First we need to make sure that our build environment is working properly. For that we need to build the library and the executable, then make sure that the executable runs properly. We also need this step to have a copy of the full library with all the objects and functions included. After creating the full version of the library, keep a copy of it and (we will refer to the full version of the library by 'full-version.a')

Add gcc debugging options

In order for the etrace utility to work, we need to enable special features in gcc. This can be done by providing the following options to gcc compile command (usually stored in the variable CC):

    -g -finstrument-functions -w

Link your program against etrace.c

After downloading the etrace utility, unpack it and compile the etrace.c program to generate etrace.o, then link your executable against the etrace.o object.

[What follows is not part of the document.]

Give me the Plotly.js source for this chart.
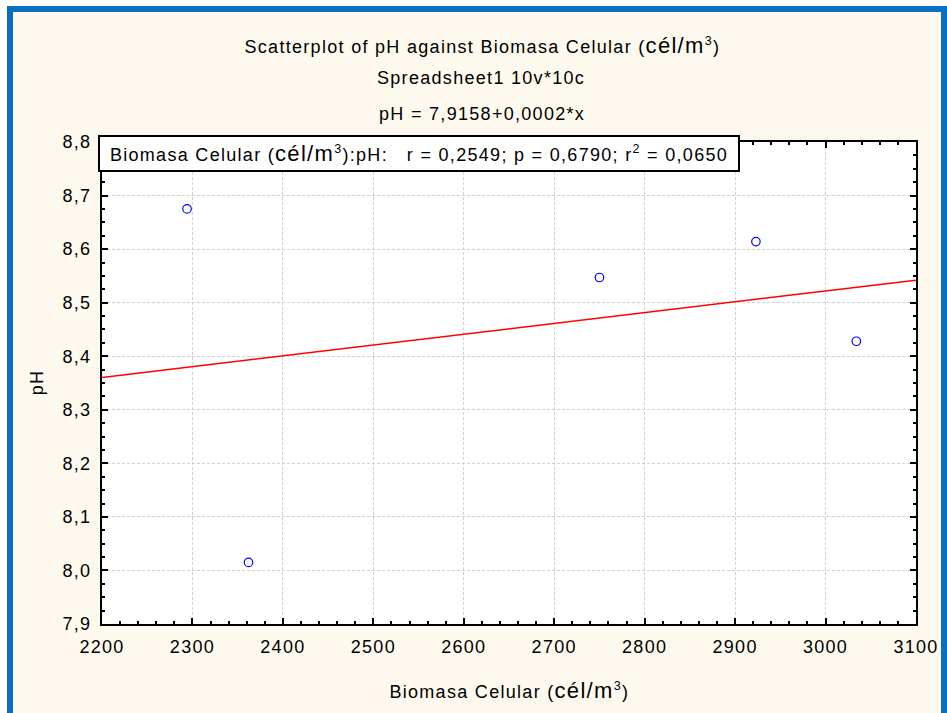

Trace function calls in your executable

Now that our executable and library are ready, we can use the utility to trace the function calls. For this we need to issue the following commands :

	touch TRACE
	./executable ./executable > log.txt

The file log.txt should contain the function call tree of your program (executable). The following is a sample output of the trace :

./ program
\-- main
|   \-- app_get_custom_resource_list
|   \-- BIO_new_fp
|   |   \-- BIO_s_file
|   |   \-- BIO_new
|   |   |   \-- R_malloc
|   |   |   \-- BIO_set
|   |   |   |   \-- R_malloc
|   |   |   |   \-- BIO_get_bio_meth
|   |   |   |   \-- EX_DATA_new_ex_data
|   |   |   |   \-- file_new
|   |   \-- BIO_ctrl
|   |   |   \-- file_ctrl
|   |   |   |   \-- file_free
|   \-- BIO_new_fp
|   |   \-- BIO_s_file

Find non used objects

Now that we have the function call tree, we can findout which object files are needed and which object files we can remove from the library. For this we will use the trace in log.txt to find the object files where the functions that our program needs are defined. For each function in log.txt, we will look in the library for objects that contain the code for that function. The following script generates the list of objects we are looking for :

	cat log.txt | sed 's/\s*//g' | sed 's/\\//g' | sed 's/|//g' | sed 's/-//g' | sort| uniq > called.txt
	if ! [ -f all.txt ]
		nm -o full-version.a | grep -E '[T|t] ' | sed 's/:/ /g'  | cut -d" " -f2,5 ' > all.txt
	grep -Fvf called.txt all.txt > toremove.txt
	grep -Ff called.txt all.txt > used.txt

See reusable sample code here

The non used functions and their associated objects will be in used.txt, the toremove.txt file will include the non used functions and the object files where they are defined. Its the object files in the file toremove.txt that we need to remove from the library.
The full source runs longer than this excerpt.